[Entries with chart source code]
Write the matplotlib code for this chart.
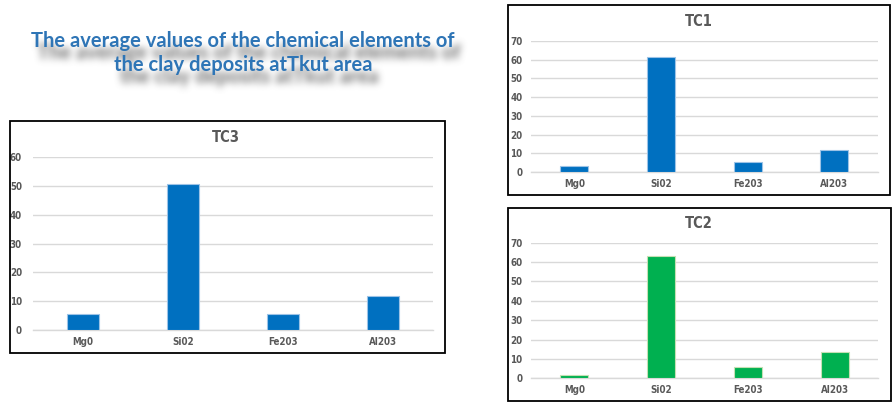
import matplotlib
matplotlib.use("Agg")
import matplotlib.pyplot as plt
from matplotlib.patches import Rectangle
import numpy as np

categories = ['Mg0', 'Si02', 'Fe203', 'Al203']
tc1_values = [3.4, 61.6, 5.2, 11.8]
tc2_values = [1.9, 63.1, 6.0, 13.8]
tc3_values = [5.5, 50.5, 5.5, 11.8]
tc1_ticks = [0, 10, 20, 30, 40, 50, 60, 70]
tc2_ticks = [0, 10, 20, 30, 40, 50, 60, 70]
tc3_ticks = [0, 10, 20, 30, 40, 50, 60]
main_title = "The average values of the chemical elements of\nthe clay deposits atTkut area"

W, H = 895, 405
fig = plt.figure(figsize=(W / 100, H / 100), dpi=100)
fig.patch.set_facecolor('white')

NARROW = ['DejaVu Sans']
GREY = '#595959'
TITLE_FONT = ['Lato', 'DejaVu Sans']


def px_rect(x0, y0, x1, y1):
    return [x0 / W, 1 - y1 / H, (x1 - x0) / W, (y1 - y0) / H]


def frame(x0, y0, x1, y1):
    fig.patches.append(Rectangle((x0 / W, 1 - y1 / H), (x1 - x0) / W, (y1 - y0) / H,
                                 transform=fig.transFigure, fill=False,
                                 edgecolor='black', linewidth=1.3, zorder=0))


def panel(rect, values, ticks, color, edge, title, title_xy, ypad):
    ax = fig.add_axes(rect)
    x = np.arange(len(categories))
    ax.bar(x, values, width=0.32, color=color, edgecolor=edge, linewidth=0.8, zorder=3)
    ax.set_xlim(-0.5, len(categories) - 0.5)
    ax.set_ylim(0, ticks[-1])
    ax.set_yticks(ticks)
    ax.set_xticks(x)
    ax.set_xticklabels(categories)
    ax.yaxis.grid(True, color='#D9D9D9', linewidth=1.0, zorder=0)
    ax.set_axisbelow(True)
    for s in ['top', 'right', 'left']:
        ax.spines[s].set_visible(False)
    ax.spines['bottom'].set_color('#D9D9D9')
    ax.spines['bottom'].set_linewidth(1.0)
    ax.tick_params(axis='both', length=0, colors=GREY)
    ax.tick_params(axis='y', pad=ypad)
    ax.tick_params(axis='x', pad=5)
    for lab in ax.get_xticklabels() + ax.get_yticklabels():
        lab.set_family(NARROW)
        lab.set_fontstretch('condensed')
        lab.set_fontweight('bold')
        lab.set_fontsize(7)
        lab.set_color(GREY)
    fig.text(title_xy[0] / W, 1 - title_xy[1] / H, title, ha='center', va='center',
             family=NARROW, fontstretch='condensed', fontweight='bold',
             fontsize=10.5, color=GREY)
    return ax


# frames
frame(10, 121, 445, 353)
frame(508, 5, 890, 195)
frame(508, 208, 891, 401)

panel(px_rect(33, 156.7, 433, 330.3), tc3_values, tc3_ticks, '#0070C0', '#9DC3E6',
      'TC3', (226, 137), 8)
panel(px_rect(531, 41, 877.7, 172), tc1_values, tc1_ticks, '#0070C0', '#9DC3E6',
      'TC1', (699, 21), 6)
panel(px_rect(531, 242.7, 878, 378.3), tc2_values, tc2_ticks, '#00B050', '#C5E0B4',
      'TC2', (699, 224), 6)

tx, ty = 243 / W, 1 - 53 / H
title_kw = dict(ha='center', va='center', fontsize=14.5, fontweight='bold',
                family=TITLE_FONT, linespacing=1.2)

# soft blurred shadow of the title, rendered as an image (not text)
sfig = plt.figure(figsize=(W / 100, H / 100), dpi=100)
sfig.patch.set_facecolor('white')
sfig.text(tx + 6 / W, ty - 12 / H, main_title, color='black', **title_kw)
sfig.canvas.draw()
buf = np.asarray(sfig.canvas.buffer_rgba())[:, :, 0].astype(float)
plt.close(sfig)
dark = 1.0 - buf / 255.0
k = 7
kernel = np.ones(k) / k
for _ in range(3):
    dark = np.apply_along_axis(lambda r: np.convolve(r, kernel, mode='same'), 1, dark)
    dark = np.apply_along_axis(lambda c: np.convolve(c, kernel, mode='same'), 0, dark)
alpha = np.clip(dark * 1.1, 0, 1)
shadow = np.zeros((alpha.shape[0], alpha.shape[1], 4))
shadow[:, :, :3] = 0.5
shadow[:, :, 3] = alpha
fig.figimage(shadow, xo=0, yo=0, origin='upper', zorder=1)

fig.text(tx, ty, main_title, color='#2E75B6', zorder=5, **title_kw)

fig.savefig('out.png', dpi=100, facecolor='white')
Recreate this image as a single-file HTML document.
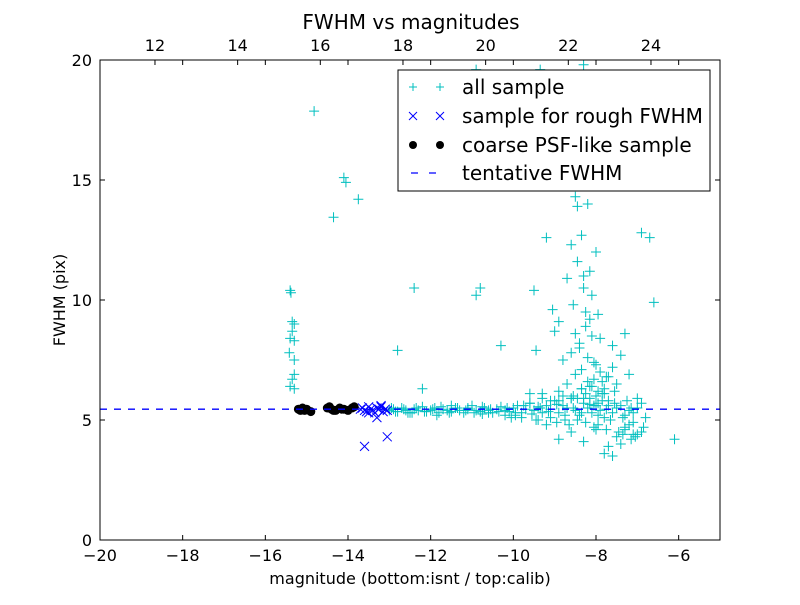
<!DOCTYPE html>
<html><head><meta charset="utf-8"><style>
body{margin:0;background:#fff;}
svg text{font-family:"DejaVu Sans","Liberation Sans",sans-serif;}
</style></head><body>
<svg id="chart" width="800" height="600">
<rect x="0" y="0" width="800" height="600" fill="#fff"/>
<g id="marks"></g>
<g id="axes"></g>
</svg>
<script>
const allMag=[-15.4,-15.38,-15.35,-15.3,-15.35,-15.4,-15.3,-15.3,-15.42,-15.3,-15.35,-15.4,-15.3,-14.82,-14.1,-14.05,-14.35,-13.75,-12.8,-12.4,-12.2,-10.9,-10.8,-10.3,-9.45,-9.5,-9.2,-9.05,-8.9,-8.3,-9.35,-10.9,-8.5,-8.45,-8.35,-8.2,-8.6,-8.15,-8.3,-8.0,-8.7,-8.55,-8.25,-8.1,-8.4,-8.2,-7.9,-7.6,-6.9,-6.7,-6.6,-7.3,-7.4,-8.8,-9.0,-8.5,-8.0,-7.85,-7.7,-8.35,-8.15,-7.95,-8.05,-7.5,-7.2,-7.0,-7.8,-7.6,-8.6,-8.9,-9.3,
-13.0,-12.9,-12.8,-12.7,-12.6,-12.5,-12.4,-12.3,-12.2,-12.1,-12.0,-11.9,-11.8,-11.7,-11.6,-11.5,-11.4,-11.3,-11.2,-11.1,-11.0,-10.9,-10.8,-10.7,-10.6,-10.5,-10.4,-10.3,-10.2,-10.1,-10.0,-9.9,-9.8,-9.7,-9.6,-9.5,-9.4,-9.3,-9.2,-9.1,-9.0,-8.9,-8.8,-8.7,-8.6,-8.5,-8.4,-8.3,-8.2,-8.1,-8.0,-7.9,-7.8,-7.7,-7.6,-7.5,-7.4,-7.3,-7.2,-7.1,-7.0,-6.9,-6.8,
-11.5,-11.1,-10.6,-10.2,-9.8,-9.6,-9.4,-9.1,-8.95,-8.75,-8.65,-8.45,-8.25,-8.05,-7.95,-7.75,-7.65,-7.45,-7.35,-7.15,-7.05,-6.85,-8.55,-8.35,-8.15,-7.85,-7.55,-7.25,-9.2,-8.9,-8.6,-8.3,-8.0,-7.7,-7.4,-7.1,-7.8,-7.6,-7.5,-6.1,-7.3,-7.2,-9.45,-10.05,-10.75,-11.85,-12.45,-9.95,
-12.95,-12.85,-12.65,-12.55,-12.35,-12.15,-11.95,-11.75,-11.55,-11.35,-11.15,-10.95,-10.75,-10.55,-10.35,-10.15,-9.95,-9.75,-9.55,-9.35,-9.15,-8.95,-8.75,-8.55,-8.35,-8.15,-7.95,-7.75,-7.55,-7.35,-7.15,
-8.45,-8.3,-8.1,-7.95,-8.25,-8.4,-8.05,-7.9,-8.2,-8.35,-8.0,-7.85,-8.15,-8.5,-8.6,-7.75,-8.1,-8.3,-7.7,-8.25,-7.95,-8.45,-7.8,-8.05,-9.6,-9.3,-9.1,-8.8,-7.3,-7.1,-7.0,-6.9,-8.7,-8.9];
const allFwhm=[10.4,10.3,9.1,9.0,8.7,8.4,8.3,7.5,7.8,6.9,6.7,6.4,6.3,17.87,15.1,14.9,13.45,14.2,7.9,10.5,6.3,10.2,10.5,8.1,7.9,10.4,12.6,9.6,9.1,19.8,19.6,19.6,14.3,13.9,12.7,14.0,12.3,11.2,10.5,12.0,10.9,9.8,9.5,8.5,8.2,7.6,8.4,8.1,12.8,12.6,9.9,8.6,7.7,7.5,8.7,6.9,7.3,6.6,6.8,7.1,6.4,6.2,6.7,6.5,6.9,5.9,6.1,7.2,5.9,6.2,6.1,
5.4,5.45,5.35,5.5,5.4,5.3,5.45,5.4,5.55,5.35,5.4,5.5,5.3,5.45,5.4,5.35,5.5,5.4,5.3,5.45,5.6,5.4,5.35,5.5,5.4,5.3,5.45,5.55,5.4,5.35,5.5,5.6,5.3,5.45,5.7,5.4,5.55,5.3,5.6,5.45,5.8,5.3,5.6,5.5,5.9,5.4,5.2,5.7,5.5,5.3,5.6,5.4,5.1,5.8,5.3,5.5,5.6,5.2,5.4,5.3,5.5,5.7,5.1,
5.6,5.5,5.3,5.2,5.1,5.7,5.0,5.1,4.9,5.0,4.8,5.0,4.9,4.7,4.8,4.6,5.0,4.5,4.4,4.2,4.3,4.7,6.0,6.3,5.9,6.1,6.2,5.8,4.8,4.2,4.5,4.1,4.6,3.9,4.0,4.4,3.6,3.5,4.3,4.2,4.7,4.8,5.0,5.1,5.25,5.2,5.3,5.2,
5.5,5.35,5.45,5.3,5.5,5.35,5.45,5.55,5.3,5.5,5.4,5.3,5.55,5.45,5.35,5.5,5.3,5.6,5.25,5.5,5.35,5.65,5.2,5.5,5.3,5.65,5.2,5.45,5.7,5.1,5.5,
11.6,11.0,10.2,9.4,8.9,8.0,7.4,7.0,6.6,6.3,6.0,5.8,9.2,8.6,7.8,6.8,6.4,5.9,5.6,6.1,5.7,5.9,6.3,5.6,6.1,5.9,5.8,6.0,4.6,4.9,4.4,4.5,6.5,5.8];
const roughMag=[-13.7,-13.65,-13.6,-13.55,-13.5,-13.45,-13.4,-13.35,-13.3,-13.25,-13.2,-13.15,-13.1,-13.05,-13.6,-13.05,-13.3,-13.5,-13.2];
const roughFwhm=[5.45,5.5,5.4,5.35,5.55,5.45,5.4,5.3,5.5,5.45,5.55,5.35,5.45,5.4,3.9,4.3,5.1,5.3,5.6];
const psfMag=[-15.2,-15.1,-15.05,-15.0,-14.9,-14.5,-14.45,-14.4,-14.3,-14.2,-14.1,-14.0,-13.9,-13.85,-14.35,-14.15,-15.15];
const psfFwhm=[5.45,5.5,5.4,5.45,5.35,5.5,5.55,5.45,5.4,5.5,5.45,5.4,5.5,5.55,5.4,5.45,5.4];
const tentative=5.45;
const xTicks=[-20,-18,-16,-14,-12,-10,-8,-6];
const topTicks=[12,14,16,18,20,22,24];
const yTicks=[0,5,10,15,20];
const L=100,R=720,T=60,B=540;
const xS=v=>L+(v+20)/15*(R-L);
const yS=v=>B-v/20*(B-T);
const tS=v=>L+(v-30.67+20)/15*(R-L);
const NS="http://www.w3.org/2000/svg";
function mk(tag,attrs,parent){const e=document.createElementNS(NS,tag);for(const k in attrs)e.setAttribute(k,attrs[k]);parent.appendChild(e);return e;}
const marks=document.getElementById('marks'),axes=document.getElementById('axes');
const clip=mk('clipPath',{id:'cp'},marks);mk('rect',{x:L,y:T,width:R-L,height:B-T},clip);
const g=mk('g',{'clip-path':'url(#cp)'},marks);
allMag.forEach((m,i)=>{const x=xS(m),y=yS(allFwhm[i]);
 const p=mk('path',{d:`M${x-5},${y}H${x+5}M${x},${y-5}V${y+5}`,stroke:'#00bfbf','stroke-width':1},g);
 
 });
roughMag.forEach((m,i)=>{const x=xS(m),y=yS(roughFwhm[i]);
 const p=mk('path',{d:`M${x-4.5},${y-4.5}L${x+4.5},${y+4.5}M${x-4.5},${y+4.5}L${x+4.5},${y-4.5}`,stroke:'#0000ff','stroke-width':1},g);
 
 });
psfMag.forEach((m,i)=>{
 const c=mk('circle',{cx:xS(m),cy:yS(psfFwhm[i]),r:4.5,fill:'#000'},g);
 
 });
const tl=mk('line',{x1:L,x2:R,y1:yS(tentative),y2:yS(tentative),stroke:'#0000ff','stroke-width':1.3,'stroke-dasharray':'7,7'},g);


const fr=mk('rect',{x:L,y:T,width:R-L,height:B-T,fill:'none',stroke:'#000','stroke-width':1},axes);


xTicks.forEach(v=>{const x=xS(v);
 mk('path',{d:`M${x},${B}v-5M${x},${T}v5`,stroke:'#000'},axes);
 const t=mk('text',{x:x,y:B+21,'text-anchor':'middle','font-size':16},axes);t.textContent=String(v).replace('-','\u2212');
 
 });
topTicks.forEach(v=>{const x=tS(v);
 mk('path',{d:`M${x},${T}v5`,stroke:'#000'},axes);
 const t=mk('text',{x:x,y:T-9,'text-anchor':'middle','font-size':16},axes);t.textContent=v;
 
 });
yTicks.forEach(v=>{const y=yS(v);
 mk('path',{d:`M${L},${y}h5M${R},${y}h-5`,stroke:'#000'},axes);
 const t=mk('text',{x:L-8,y:y+6,'text-anchor':'end','font-size':16},axes);t.textContent=v;
 
 });
</script>
<svg style="position:absolute;left:0;top:0" width="800" height="600">
<text x="411" y="29" text-anchor="middle" font-size="20">FWHM vs magnitudes</text>
<text x="410" y="584" text-anchor="middle" font-size="16">magnitude (bottom:isnt / top:calib)</text>
<text transform="translate(65,300) rotate(-90)" text-anchor="middle" font-size="16">FWHM (pix)</text>
<g>
<rect x="398" y="70" width="312" height="121" fill="#fff" stroke="#000"/>
<g>
<path d="M409,87h8M413,83v8M436,87h8M440,83v8" stroke="#00bfbf"/>
<text x="462" y="94" font-size="20">all sample</text></g>
<g>
<path d="M409,112l8,8M409,120l8,-8M436,112l8,8M436,120l8,-8" stroke="#0000ff"/>
<text x="462" y="123" font-size="20">sample for rough FWHM</text></g>
<g>
<circle cx="413" cy="145" r="4"/><circle cx="440" cy="145" r="4"/>
<text x="462" y="152" font-size="20">coarse PSF-like sample</text></g>
<g>
<path d="M411,173h7M429,173h7" stroke="#0000ff" stroke-width="1.3"/>
<text x="462" y="180" font-size="20">tentative FWHM</text></g>
</g>
</svg>
</body></html>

• Exercise task:
Output exactly the span of lines from the top of the listing through the line holding "edgecolor='black', linewidth=1.3, zorder=0))", and leave every picture out.

• Task solution:
Write the matplotlib code for this chart.
import matplotlib
matplotlib.use("Agg")
import matplotlib.pyplot as plt
from matplotlib.patches import Rectangle
import numpy as np

categories = ['Mg0', 'Si02', 'Fe203', 'Al203']
tc1_values = [3.4, 61.6, 5.2, 11.8]
tc2_values = [1.9, 63.1, 6.0, 13.8]
tc3_values = [5.5, 50.5, 5.5, 11.8]
tc1_ticks = [0, 10, 20, 30, 40, 50, 60, 70]
tc2_ticks = [0, 10, 20, 30, 40, 50, 60, 70]
tc3_ticks = [0, 10, 20, 30, 40, 50, 60]
main_title = "The average values of the chemical elements of\nthe clay deposits atTkut area"

W, H = 895, 405
fig = plt.figure(figsize=(W / 100, H / 100), dpi=100)
fig.patch.set_facecolor('white')

NARROW = ['DejaVu Sans']
GREY = '#595959'
TITLE_FONT = ['Lato', 'DejaVu Sans']


def px_rect(x0, y0, x1, y1):
    return [x0 / W, 1 - y1 / H, (x1 - x0) / W, (y1 - y0) / H]


def frame(x0, y0, x1, y1):
    fig.patches.append(Rectangle((x0 / W, 1 - y1 / H), (x1 - x0) / W, (y1 - y0) / H,
                                 transform=fig.transFigure, fill=False,
                                 edgecolor='black', linewidth=1.3, zorder=0))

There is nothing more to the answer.